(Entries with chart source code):
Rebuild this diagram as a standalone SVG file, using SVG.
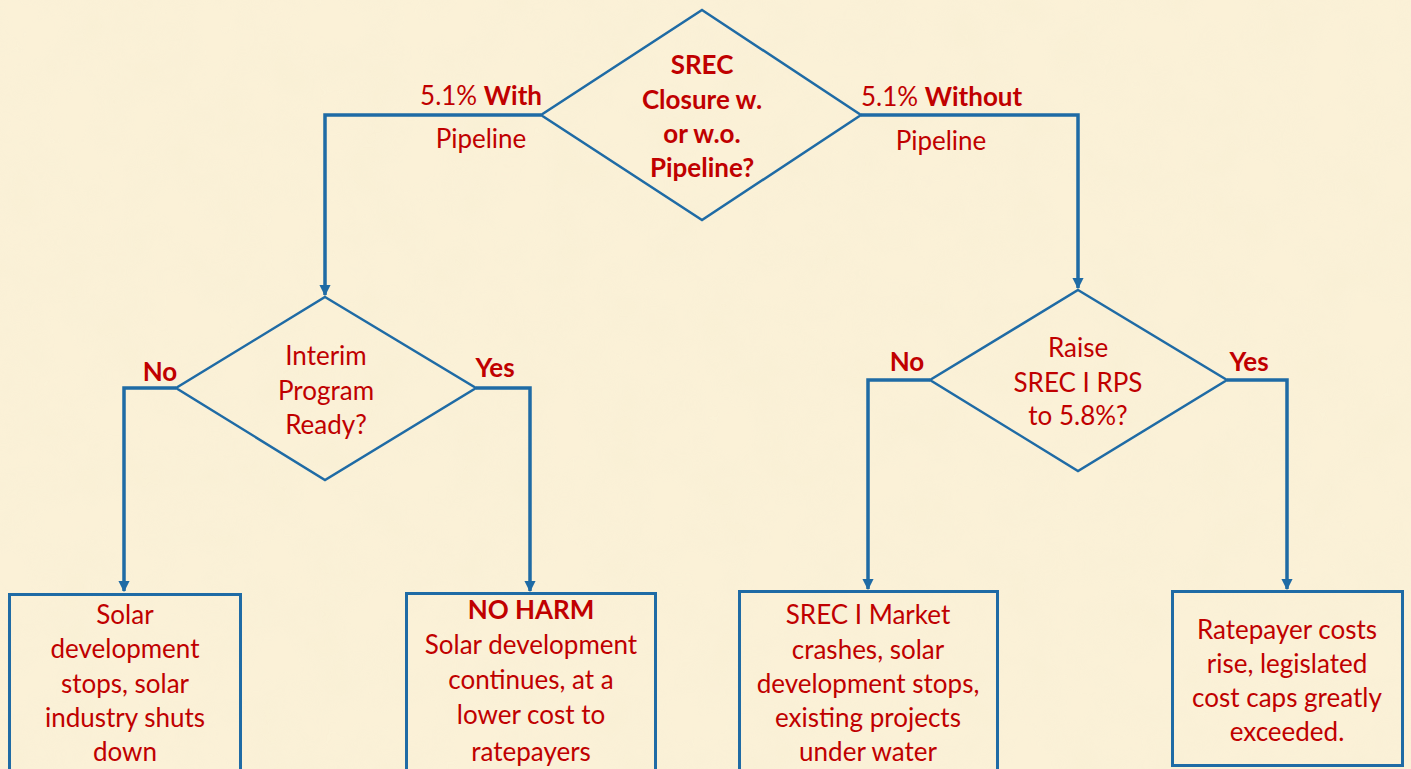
<svg xmlns="http://www.w3.org/2000/svg" width="1411" height="769" viewBox="0 0 1411 769">
  <defs>
    <style>
      .txt { font-family: Lato, "Open Sans", "Liberation Sans", sans-serif; font-size: 26px; fill: #C00000; text-anchor: middle; }
      .b { font-weight: bold; }
      .shape { fill: none; stroke: #1F6BA5; stroke-width: 2.5; }
      .box { fill: none; stroke: #1F6BA5; stroke-width: 3; }
      .link { fill: none; stroke: #1F6BA5; stroke-width: 3.5; }
    </style>
    <marker id="arrow" viewBox="0 0 10 10" refX="9" refY="5" markerWidth="3.2" markerHeight="3.2" orient="auto" markerUnits="strokeWidth">
      <path d="M0,0 L10,5 L0,10 z" fill="#1F6BA5"/>
    </marker>
    <filter id="parchment" x="0" y="0" width="100%" height="100%">
      <feTurbulence type="fractalNoise" baseFrequency="0.02" numOctaves="3" seed="4" result="n"/>
      <feColorMatrix in="n" type="matrix" values="0 0 0 0 0.93  0 0 0 0 0.86  0 0 0 0 0.66  0 0 0 1.2 -0.35"/>
    </filter>
  </defs>

  <!-- parchment background -->
  <rect width="1411" height="769" fill="#FBF1D7"/>
  <rect width="1411" height="769" filter="url(#parchment)" opacity="0.6"/>

  <!-- connectors -->
  <g id="connectors">
    <polyline class="link" points="541,115 325,115 325,295" marker-end="url(#arrow)"/>
    <polyline class="link" points="861,115 1078,115 1078,288" marker-end="url(#arrow)"/>
    <polyline class="link" points="176,388 124,388 124,591" marker-end="url(#arrow)"/>
    <polyline class="link" points="476,388 530,388 530,591" marker-end="url(#arrow)"/>
    <polyline class="link" points="930,380 868,380 868,589" marker-end="url(#arrow)"/>
    <polyline class="link" points="1227,380 1287,380 1287,589" marker-end="url(#arrow)"/>
    <text class="txt" x="542" y="105" style="text-anchor:end">5.1% <tspan class="b">With</tspan></text>
    <text class="txt" x="481" y="148">Pipeline</text>
    <text class="txt" x="861" y="106" style="text-anchor:start">5.1% <tspan class="b">Without</tspan></text>
    <text class="txt" x="941" y="150">Pipeline</text>
    <text class="txt b" x="160" y="381">No</text>
    <text class="txt b" x="495" y="377">Yes</text>
    <text class="txt b" x="907" y="371">No</text>
    <text class="txt b" x="1249" y="371">Yes</text>
  </g>

  <!-- decision: SREC closure -->
  <g id="decision-closure">
    <polygon class="shape" points="702,10 861,115 702,220 541,115"/>
    <text class="txt b" x="702" y="74">SREC</text>
    <text class="txt b" x="702" y="109">Closure w.</text>
    <text class="txt b" x="702" y="143">or w.o.</text>
    <text class="txt b" x="702" y="177">Pipeline?</text>
  </g>

  <!-- decision: interim program -->
  <g id="decision-interim">
    <polygon class="shape" points="325,297 476,388 325,480 176,388"/>
    <text class="txt" x="326" y="365">Interim</text>
    <text class="txt" x="326" y="400">Program</text>
    <text class="txt" x="326" y="434">Ready?</text>
  </g>

  <!-- decision: raise RPS -->
  <g id="decision-raise">
    <polygon class="shape" points="1078,290 1227,380 1078,471 930,380"/>
    <text class="txt" x="1078" y="357">Raise</text>
    <text class="txt" x="1078" y="392">SREC I RPS</text>
    <text class="txt" x="1078" y="425">to 5.8%?</text>
  </g>

  <!-- outcome boxes -->
  <g id="outcome-shutdown">
    <rect class="box" x="9.5" y="594.5" width="231" height="180"/>
    <text class="txt" x="125" y="624">Solar</text>
    <text class="txt" x="125" y="658">development</text>
    <text class="txt" x="125" y="693">stops, solar</text>
    <text class="txt" x="125" y="727">industry shuts</text>
    <text class="txt" x="125" y="761">down</text>
  </g>

  <g id="outcome-noharm">
    <rect class="box" x="406.5" y="593.5" width="249" height="180"/>
    <text class="txt b" x="531" y="619">NO HARM</text>
    <text class="txt" x="531" y="654">Solar development</text>
    <text class="txt" x="531" y="689">continues, at a</text>
    <text class="txt" x="531" y="724">lower cost to</text>
    <text class="txt" x="531" y="761">ratepayers</text>
  </g>

  <g id="outcome-crash">
    <rect class="box" x="739.5" y="591.5" width="258" height="182"/>
    <text class="txt" x="868" y="624">SREC I Market</text>
    <text class="txt" x="868" y="659">crashes, solar</text>
    <text class="txt" x="868" y="693">development stops,</text>
    <text class="txt" x="868" y="727">existing projects</text>
    <text class="txt" x="868" y="761">under water</text>
  </g>

  <g id="outcome-costs">
    <rect class="box" x="1172.5" y="591.5" width="230" height="174"/>
    <text class="txt" x="1287" y="639">Ratepayer costs</text>
    <text class="txt" x="1287" y="673">rise, legislated</text>
    <text class="txt" x="1287" y="707">cost caps greatly</text>
    <text class="txt" x="1287" y="741">exceeded.</text>
  </g>
</svg>
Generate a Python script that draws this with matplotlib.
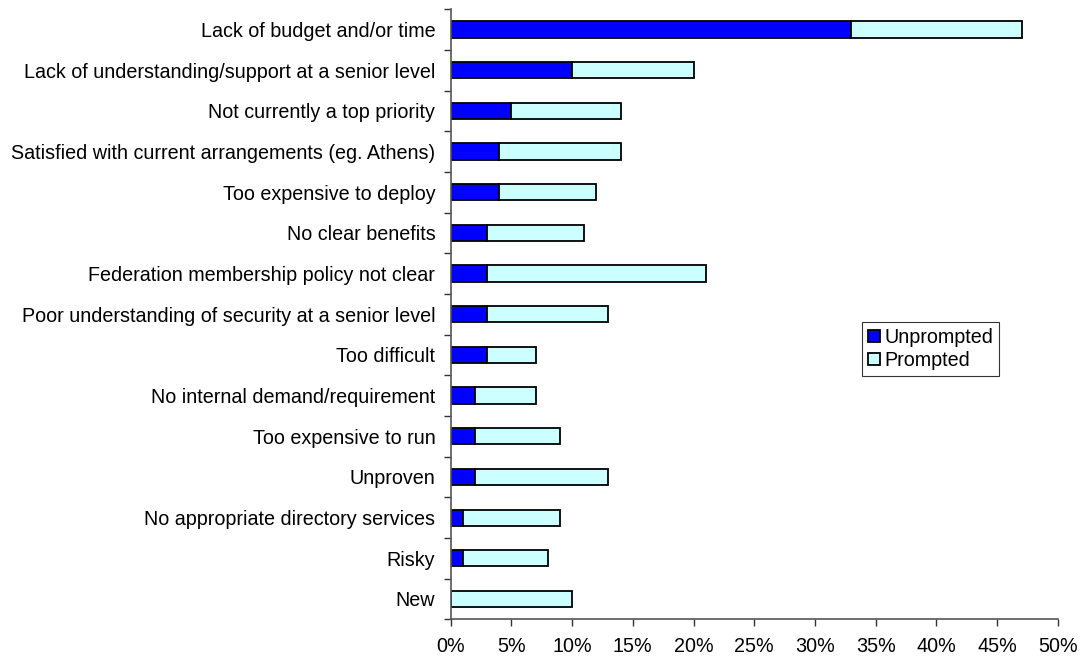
import matplotlib
matplotlib.use("Agg")
import matplotlib.pyplot as plt
import numpy as np
from matplotlib.ticker import FixedLocator, PercentFormatter

plt.rcParams['font.family'] = ['Liberation Sans', 'DejaVu Sans']

# barriers, top to bottom
barriers = [
    "Lack of budget and/or time",
    "Lack of understanding/support at a senior level",
    "Not currently a top priority",
    "Satisfied with current arrangements (eg. Athens)",
    "Too expensive to deploy",
    "No clear benefits",
    "Federation membership policy not clear",
    "Poor understanding of security at a senior level",
    "Too difficult",
    "No internal demand/requirement",
    "Too expensive to run",
    "Unproven",
    "No appropriate directory services",
    "Risky",
    "New",
]
unprompted = [33, 10, 5, 4, 4, 3, 3, 3, 3, 2, 2, 2, 1, 1, 0]
prompted = [14, 10, 9, 10, 8, 8, 18, 10, 4, 5, 7, 11, 8, 7, 10]

fig = plt.figure(figsize=(10.87, 6.58), dpi=100)
ax = fig.add_axes([0.4145, 0.0588, 0.5588, 0.9271])

n = len(barriers)
ypos = np.arange(n)[::-1]

ax.barh(ypos, unprompted, height=0.4, color='#0000FF', edgecolor='black',
        linewidth=1.3, label='Unprompted')
ax.barh(ypos, prompted, left=unprompted, height=0.4, color='#CCFFFF',
        edgecolor='black', linewidth=1.3, label='Prompted')

ax.set_xlim(0, 50)
ax.set_ylim(-0.5, n - 0.5)
ax.set_xticks(np.arange(0, 51, 5))
ax.xaxis.set_major_formatter(PercentFormatter(decimals=0))

# labels at the bar centres, tick marks between the categories
ax.set_yticks(ypos)
ax.set_yticklabels(barriers)
ax.yaxis.set_minor_locator(FixedLocator(np.arange(-0.5, n, 1.0)))
ax.tick_params(axis='y', which='major', length=0, pad=11, labelsize=14.2)
ax.tick_params(axis='y', which='minor', length=5, width=1, color='#333333')
ax.tick_params(axis='x', length=5, width=1, color='#333333', labelsize=14.2, pad=8)

for side in ('top', 'right'):
    ax.spines[side].set_visible(False)
for side in ('left', 'bottom'):
    ax.spines[side].set_color('#555555')
    ax.spines[side].set_linewidth(1.2)

leg = ax.legend(loc='upper left', bbox_to_anchor=(0.677, 0.487), fontsize=14.2,
                frameon=True, fancybox=False, edgecolor='black',
                handlelength=0.6, handleheight=0.6, handletextpad=0.25,
                borderpad=0.3, labelspacing=0.2, borderaxespad=0)
leg.get_frame().set_linewidth(0.8)

fig.savefig('out.png', dpi=100, facecolor='white')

(Task): Above are the records. Print exactly the lines from the one containing "Generate a Python" to the one containing "ypos = np.arange(n)[::-1]", both included, and nothing else; pictures are excluded.

(Exercise response):
Generate a Python script that draws this with matplotlib.
import matplotlib
matplotlib.use("Agg")
import matplotlib.pyplot as plt
import numpy as np
from matplotlib.ticker import FixedLocator, PercentFormatter

plt.rcParams['font.family'] = ['Liberation Sans', 'DejaVu Sans']

# barriers, top to bottom
barriers = [
    "Lack of budget and/or time",
    "Lack of understanding/support at a senior level",
    "Not currently a top priority",
    "Satisfied with current arrangements (eg. Athens)",
    "Too expensive to deploy",
    "No clear benefits",
    "Federation membership policy not clear",
    "Poor understanding of security at a senior level",
    "Too difficult",
    "No internal demand/requirement",
    "Too expensive to run",
    "Unproven",
    "No appropriate directory services",
    "Risky",
    "New",
]
unprompted = [33, 10, 5, 4, 4, 3, 3, 3, 3, 2, 2, 2, 1, 1, 0]
prompted = [14, 10, 9, 10, 8, 8, 18, 10, 4, 5, 7, 11, 8, 7, 10]

fig = plt.figure(figsize=(10.87, 6.58), dpi=100)
ax = fig.add_axes([0.4145, 0.0588, 0.5588, 0.9271])

n = len(barriers)
ypos = np.arange(n)[::-1]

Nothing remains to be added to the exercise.